┌─ Data
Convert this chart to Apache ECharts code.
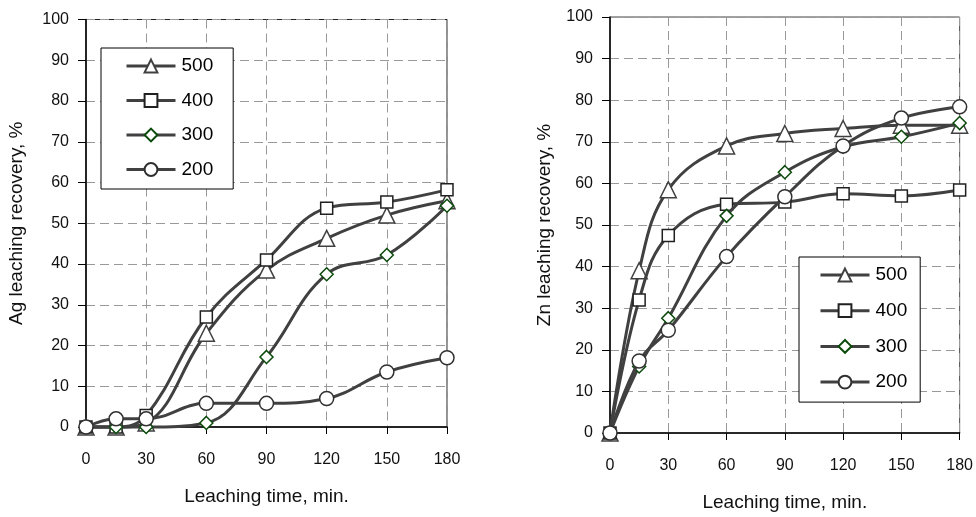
<!DOCTYPE html>
<html>
<head>
<meta charset="utf-8">
<script src="https://cdn.jsdelivr.net/npm/echarts@6/dist/echarts.min.js"></script>
<style>
  html, body { margin: 0; padding: 0; background: #fff; }
  #main { width: 976px; height: 517px; }
</style>
</head>
<body>
<div id="main"></div>
<script>
// 浸出时间, min
var times = [0, 15, 30, 60, 90, 120, 150, 180];
var seriesNames = ['500', '400', '300', '200'];

// Ag 浸出率 %
var ag500 = [0, 0, 1, 23, 38.5, 46.3, 52, 55.5];
var ag400 = [0, 0, 2.8, 27, 41, 53.7, 55.2, 58.2];
var ag300 = [0, 0, 0, 1, 17.2, 37.5, 42.2, 54.3];
var ag200 = [0, 2, 2, 5.8, 5.8, 7, 13.5, 17];

// Zn 浸出率 %
var zn500 = [0, 39, 58.5, 69, 72, 73.2, 74, 74];
var zn400 = [0, 32, 47.5, 55, 55.5, 57.5, 57, 58.4];
var zn300 = [0, 16, 27.6, 52.2, 62.7, 68.8, 71.2, 74.5];
var zn200 = [0, 17.3, 24.7, 42.4, 56.8, 69, 75.7, 78.4];

var myChart = echarts.init(document.getElementById('main'));

var lineColor = '#404040';
var textFont = "Arial, 'Liberation Sans', sans-serif";

// 标记样式
var marks = [
    { symbol: 'triangle', size: 16, border: '#404040' },
    { symbol: 'rect', size: 12, border: '#202020' },
    { symbol: 'diamond', size: 13, border: '#0b4a0b' },
    { symbol: 'circle', size: 14, border: '#303030' }
];

function pairs(vals) {
    return times.map(function (t, i) { return [t, vals[i]]; });
}

function makeSeries(idx, vals, gridIdx) {
    var m = marks[idx];
    return {
        name: seriesNames[idx],
        type: 'line',
        xAxisIndex: gridIdx,
        yAxisIndex: gridIdx,
        data: pairs(vals),
        smooth: 0.4,
        clip: false,
        symbol: m.symbol,
        symbolSize: m.size,
        showAllSymbol: true,
        lineStyle: { color: lineColor, width: 3 },
        itemStyle: { color: '#fff', borderColor: m.border, borderWidth: 1.5 },
        emphasis: { disabled: true },
        z: 2 + idx
    };
}

function makeX(gridIdx) {
    return {
        type: 'value',
        gridIndex: gridIdx,
        min: 0,
        max: 180,
        interval: 30,
        name: 'Leaching time, min.',
        nameLocation: 'middle',
        nameGap: 60,
        nameTextStyle: { fontFamily: textFont, fontSize: 19, color: '#111' },
        axisLine: { show: true, onZero: false, lineStyle: { color: '#000', width: 1.5 } },
        axisTick: { show: true, length: 7, lineStyle: { color: '#000' } },
        axisLabel: { margin: 25, fontFamily: textFont, fontSize: 16, color: '#111' },
        splitLine: { show: true, lineStyle: { color: '#999', type: [9, 5], width: 1 } }
    };
}

function makeY(gridIdx, name, gap) {
    return {
        type: 'value',
        gridIndex: gridIdx,
        min: 0,
        max: 100,
        interval: 10,
        name: name,
        nameLocation: 'middle',
        nameGap: gap,
        nameTextStyle: { fontFamily: textFont, fontSize: 19, color: '#111' },
        axisLine: { show: true, lineStyle: { color: '#000', width: 1.5 } },
        axisTick: { show: true, length: 8, lineStyle: { color: '#000' } },
        axisLabel: { margin: 17, fontFamily: textFont, fontSize: 16, color: '#111' },
        splitLine: { show: true, lineStyle: { color: '#999', type: [9, 5], width: 1 } }
    };
}

function makeLegend(left, top, pad, gap) {
    return {
        orient: 'vertical',
        left: left,
        top: top,
        padding: pad,
        itemGap: gap,
        itemWidth: 49,
        itemHeight: 16,
        backgroundColor: '#fff',
        borderColor: '#000',
        borderWidth: 1,
        selectedMode: false,
        data: seriesNames,
        lineStyle: { width: 3 },
        textStyle: { fontFamily: textFont, fontSize: 19, color: '#000', padding: [0, 0, 0, 1] }
    };
}

var option = {
    animation: false,
    backgroundColor: '#fff',
    grid: [
        { left: 86, top: 19.5, width: 361, height: 407.5, show: true, borderColor: '#222', borderWidth: 1, backgroundColor: 'transparent' },
        { left: 610, top: 17, width: 350, height: 416, show: true, borderColor: '#444', borderWidth: 1, backgroundColor: 'transparent' }
    ],
    xAxis: [makeX(0), makeX(1)],
    yAxis: [makeY(0, 'Ag leaching recovery, %', 60), makeY(1, 'Zn leaching recovery, %', 56)],
    legend: [
        makeLegend(101, 48, [8.5, 20, 10, 24], 15.5),
        makeLegend(799, 257, [8.5, 13, 10.5, 20], 16.7)
    ],
    series: [
        makeSeries(0, ag500, 0),
        makeSeries(1, ag400, 0),
        makeSeries(2, ag300, 0),
        makeSeries(3, ag200, 0),
        makeSeries(0, zn500, 1),
        makeSeries(1, zn400, 1),
        makeSeries(2, zn300, 1),
        makeSeries(3, zn200, 1)
    ]
};

myChart.setOption(option, true);
</script>
</body>
</html>
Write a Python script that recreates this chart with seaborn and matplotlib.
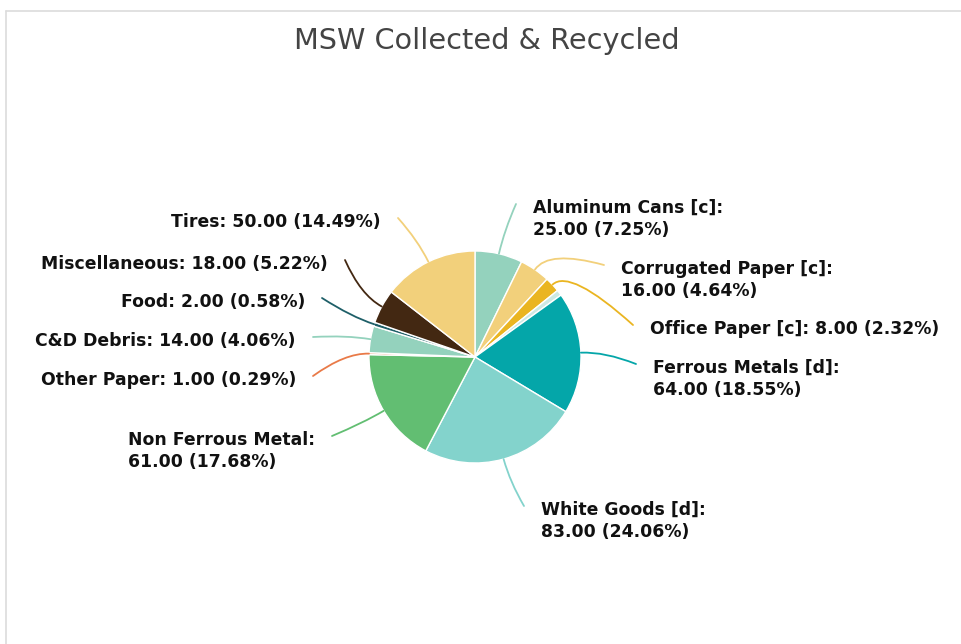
import numpy as np
import matplotlib
matplotlib.use("Agg")
import matplotlib.pyplot as plt
import seaborn as sns
from matplotlib.path import Path
from matplotlib.patches import PathPatch
from matplotlib.lines import Line2D

# ---- data ----
categories = ["Aluminum Cans [c]", "Corrugated Paper [c]", "Office Paper [c]", "",
              "Ferrous Metals [d]", "White Goods [d]", "Non Ferrous Metal",
              "Other Paper", "C&D Debris", "Food", "Miscellaneous", "Tires"]
values = [25, 16, 8, 3, 64, 83, 61, 1, 14, 2, 18, 50]
colors = ["#94d2bd", "#f2d07b", "#eab521", "#cde9e3", "#04a6a9", "#83d3cc",
          "#62be72", "#e97a48", "#94d2bd", "#1e5f68", "#432812", "#f2d07b"]
title = "MSW Collected & Recycled"

# ---- layout (pixels from top-left) ----
W, H = 962, 644
CX, CY, R = 475, 357, 106
# label: (x edge, y of first line center, side, two-line?)
label_layout = {
    "Aluminum Cans [c]": (533, 208, "L", True),
    "Corrugated Paper [c]": (621, 269, "L", True),
    "Office Paper [c]": (650, 329, "L", False),
    "Ferrous Metals [d]": (653, 368, "L", True),
    "White Goods [d]": (541, 510, "L", True),
    "Non Ferrous Metal": (315, 440, "R", True),
    "Other Paper": (296, 380, "R", False),
    "C&D Debris": (296, 341, "R", False),
    "Food": (305, 302, "R", False),
    "Miscellaneous": (328, 264, "R", False),
    "Tires": (381, 222, "R", False),
}
LINE_STEP = 22
FS = 12.4

sns.set_theme(style="white")
plt.rcParams["font.family"] = ["DejaVu Sans"]

fig = plt.figure(figsize=(W / 100, H / 100), dpi=100)
fig.patch.set_facecolor("white")
ax = fig.add_axes([0, 0, 1, 1])

# card border
fig.add_artist(Line2D([6 / W, 6 / W], [0, 1 - 11 / H], color="#dcdcdc", lw=1.2, transform=fig.transFigure))
fig.add_artist(Line2D([6 / W, 1], [1 - 11 / H, 1 - 11 / H], color="#dcdcdc", lw=1.2, transform=fig.transFigure))

wedges, _ = ax.pie(values, colors=colors, startangle=90, counterclock=False,
                   center=(CX, H - CY), radius=R,
                   wedgeprops=dict(edgecolor="white", linewidth=1.0))
ax.set_xlim(0, W)
ax.set_ylim(0, H)
ax.set_aspect("equal")
ax.axis("off")

total = sum(values)
for w, cat, val, col in zip(wedges, categories, values, colors):
    if not cat:
        continue
    mid = np.deg2rad((w.theta1 + w.theta2) / 2)
    ex, ey = CX + R * np.cos(mid), (H - CY) + R * np.sin(mid)
    cxp, cyp = CX + (R + 24) * np.cos(mid), (H - CY) + (R + 24) * np.sin(mid)
    tx, ty, side, two = label_layout[cat]
    pct = 100 * val / total
    if two:
        txt = f"{cat}:\n{val:.2f} ({pct:.2f}%)"
    else:
        txt = f"{cat}: {val:.2f} ({pct:.2f}%)"
    lx = tx - 17 if side == "L" else tx + 17
    ly = H - (ty - 4)
    path = Path([(ex, ey), (cxp, cyp), (lx, ly)], [Path.MOVETO, Path.CURVE3, Path.CURVE3])
    ax.add_patch(PathPatch(path, fill=False, edgecolor=col, lw=1.3, capstyle="round"))
    yc = H - (ty + (LINE_STEP / 2 if two else 0))
    ax.text(tx, yc, txt, ha="left" if side == "L" else "right", va="center",
            multialignment="left", fontsize=FS, fontweight="bold", color="#111111",
            linespacing=1.25)

fig.text(487 / W, 1 - 41 / H, title, ha="center", va="center", fontsize=20.7, color="#444444")

fig.savefig("out.png", dpi=100, facecolor="white")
└─
→ To be done:
Copy only the part of the records that runs from the first line to the line with "var seriesNames = ['500', '400', '300', '200'];", ends included, leaving pictures out.

→ Result of this task:
Convert this chart to Apache ECharts code.
<!DOCTYPE html>
<html>
<head>
<meta charset="utf-8">
<script src="https://cdn.jsdelivr.net/npm/echarts@6/dist/echarts.min.js"></script>
<style>
  html, body { margin: 0; padding: 0; background: #fff; }
  #main { width: 976px; height: 517px; }
</style>
</head>
<body>
<div id="main"></div>
<script>
// 浸出时间, min
var times = [0, 15, 30, 60, 90, 120, 150, 180];
var seriesNames = ['500', '400', '300', '200'];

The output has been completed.